The vibrant culture, rhythmic energy, and fascinating history are all traits that define the city of Santiago de Cuba. For travellers looking to explore the history of Cuba’s second largest city will find the following list useful.
1. Nuestra Señora de la Asunción Cathedral
The Nuestra Señora de la Asuncion Cathedral is an impressive landmark and a must-see on your walk around Santiago. There have been a series of cathedrals on this spot since the city’s founding, but the one that stands today was finished in 1922. Notably, Diego Velazquez, the first colonial governor is buried here. It was for the city’s 500th founding anniversary that the church was restored.
2. Castillo de San Pedro de la Roca
This majestic fort stands strong looking out over the ocean. It was named a UNESCO heritage site in 1997 because of its role as one of the most historically significant important defense points in Cuba. Be sure to walk through the small museum inside the fort to learn a more about its history.
2. Parque Alameda
Parque Alameda is a narrow, lovely park in the centre of the Malecon. It is surrounded by an old clock tower, cigar factory, and customs house. It has always been considered a meeting place of sorts. Today, it is a local hangout routinely populated with people checking the internet, groups listening to music, and kids playing on the playground.
3. Casa Velazquez / Museo de Ambiente Historico Cubano
The former residence of Spanish conquistador Diego Velazquez, this is the oldest house still standing in Cuba. The magnificently preserved early colonial building dates from 1522, was restored in the late 1960s, and became a museum in 1970. It currently houses the Museo de Ambiente Historic Cubano filled with furnishings and decorations from the 16th century.
4. Home of Jose Maria Heredia
The birthplace of Jose Maria Heredia, one of Cuba’s greatest Romantic poets, is now a small museum focusing on his life and work. Like many Cuban independence advocates, he was forced into exile. Appropriately, his most famous work “Ode to Niagara” is inscribed outside his home (the poem compares Niagara Falls to his feelings of longing for home).
5. Birthplace of Antonio Maceo
Antonio Maceo, known as the Bronze Titan, is considered one of the greatest Cuban war generals. He was part of the Independence Army and became a hero during the wars that ended Spanish rule over Cuba.
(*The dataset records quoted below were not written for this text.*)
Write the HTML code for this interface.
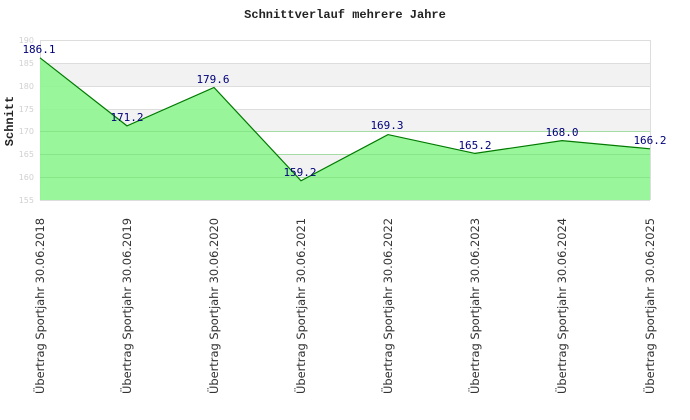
<!DOCTYPE html>
<html><head><meta charset="utf-8"><style>body{margin:0;background:#fff}svg{display:block}</style></head>
<body>
<svg width="690" height="420" xmlns="http://www.w3.org/2000/svg">
<rect width="690" height="420" fill="#fff"/>
<text x="345" y="18" text-anchor="middle" font-family="Liberation Mono, monospace" font-weight="bold" font-size="12" fill="#222">Schnittverlauf mehrere Jahre</text>
<g>
<rect x="40" y="40" width="610" height="160" fill="#fff"/>
<rect x="40" y="63" width="610" height="23" fill="#f2f2f2"/>
<rect x="40" y="109" width="610" height="22" fill="#f2f2f2"/>
<rect x="40" y="154" width="610" height="23" fill="#f2f2f2"/>
<g stroke="#dddddd" stroke-width="1">
<line x1="40" y1="40.5" x2="650" y2="40.5"/>
<line x1="40" y1="63.5" x2="650" y2="63.5"/>
<line x1="40" y1="86.5" x2="650" y2="86.5"/>
<line x1="40" y1="109.5" x2="650" y2="109.5"/>
<line x1="40" y1="131.5" x2="650" y2="131.5"/>
<line x1="40" y1="154.5" x2="650" y2="154.5"/>
<line x1="40" y1="177.5" x2="650" y2="177.5"/>
<line x1="40" y1="200.5" x2="650" y2="200.5"/>
<line x1="40.5" y1="40" x2="40.5" y2="200"/>
<line x1="650.5" y1="40" x2="650.5" y2="200"/>
</g>
<polygon points="40,57.8 127,125.9 214,87.5 301,180.8 388,134.6 475,153.4 562,140.6 650,148.8 650,200 40,200" fill="#8ff58f" fill-opacity="0.9"/>
<g stroke="#7fdc7f" stroke-width="1" opacity="0.6">
<line x1="40" y1="131.5" x2="650" y2="131.5"/><line x1="40" y1="154.5" x2="650" y2="154.5"/><line x1="40" y1="177.5" x2="650" y2="177.5"/>
</g>
<polyline points="40,57.8 127,125.9 214,87.5 301,180.8 388,134.6 475,153.4 562,140.6 650,148.8" fill="none" stroke="#007a00" stroke-width="1.2"/>
</g>
<g font-family="DejaVu Sans, sans-serif" font-size="8" fill="#d0d0d0" text-anchor="end">
<text x="34" y="43">190</text><text x="34" y="66">185</text><text x="34" y="89">180</text><text x="34" y="112">175</text><text x="34" y="134">170</text><text x="34" y="157">165</text><text x="34" y="180">160</text><text x="34" y="203">155</text>
</g>
<text transform="translate(13,121) rotate(-90)" text-anchor="middle" font-family="Liberation Mono, monospace" font-weight="bold" font-size="12" fill="#222">Schnitt</text>
<g font-family="DejaVu Sans Mono, monospace" font-size="11" fill="#00007a" text-anchor="middle">
<text x="39" y="53">186.1</text><text x="127" y="121">171.2</text><text x="213" y="83">179.6</text><text x="300" y="176">159.2</text><text x="387" y="129">169.3</text><text x="475" y="149">165.2</text><text x="562" y="136">168.0</text><text x="650" y="144">166.2</text>
</g>
<g font-family="DejaVu Sans, sans-serif" font-size="11.5" fill="#333">
<text transform="translate(44,394) rotate(-90)" textLength="176" lengthAdjust="spacingAndGlyphs">Übertrag Sportjahr 30.06.2018</text>
<text transform="translate(131,394) rotate(-90)" textLength="176" lengthAdjust="spacingAndGlyphs">Übertrag Sportjahr 30.06.2019</text>
<text transform="translate(218,394) rotate(-90)" textLength="176" lengthAdjust="spacingAndGlyphs">Übertrag Sportjahr 30.06.2020</text>
<text transform="translate(305,394) rotate(-90)" textLength="176" lengthAdjust="spacingAndGlyphs">Übertrag Sportjahr 30.06.2021</text>
<text transform="translate(392,394) rotate(-90)" textLength="176" lengthAdjust="spacingAndGlyphs">Übertrag Sportjahr 30.06.2022</text>
<text transform="translate(479,394) rotate(-90)" textLength="176" lengthAdjust="spacingAndGlyphs">Übertrag Sportjahr 30.06.2023</text>
<text transform="translate(566,394) rotate(-90)" textLength="176" lengthAdjust="spacingAndGlyphs">Übertrag Sportjahr 30.06.2024</text>
<text transform="translate(654,394) rotate(-90)" textLength="176" lengthAdjust="spacingAndGlyphs">Übertrag Sportjahr 30.06.2025</text>
</g>
</svg>
</body></html>
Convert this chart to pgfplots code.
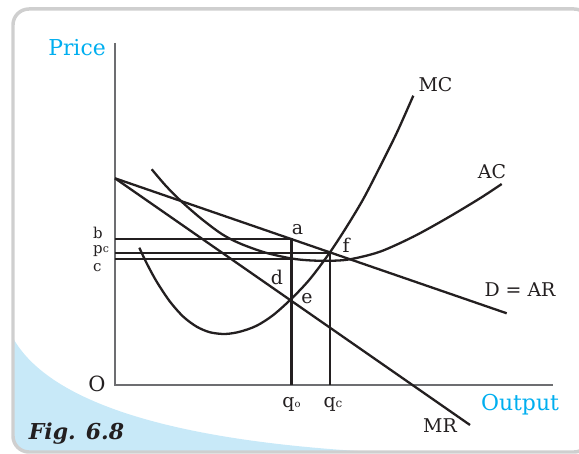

He is still seen as a symbol of determined bravery. His birthplace has been turned into a museum and contains exhibits highlighting his life.
6. Revolution Square
If you want to see more of Antonio Maceo, visit Santiago de Cuba’s Revolution Square. The square is home to an impressive statue of Antonio Maceo sitting astride his horse. It is surrounded by 23 machetes standing upright, which make reference to the date March 23, 1878 when the fight for independence was renewed. Underneath is a small museum containing information about Antonia Maceo’s life.
7. Museo Histórico 26 de Julio
This art deco building became part of legend when the military barracks were attacked on 26th July 1953 by a group of revolutionaries led by Fidel Castro. After the Revolution, the barracks were converted into a school called “Ciudad Escolar 26 de Julio”. In 1967, a museum was opened near gate 3; it is appropriately located where the main attack took place. The museum provides information about the revolution and the M-26 struggle.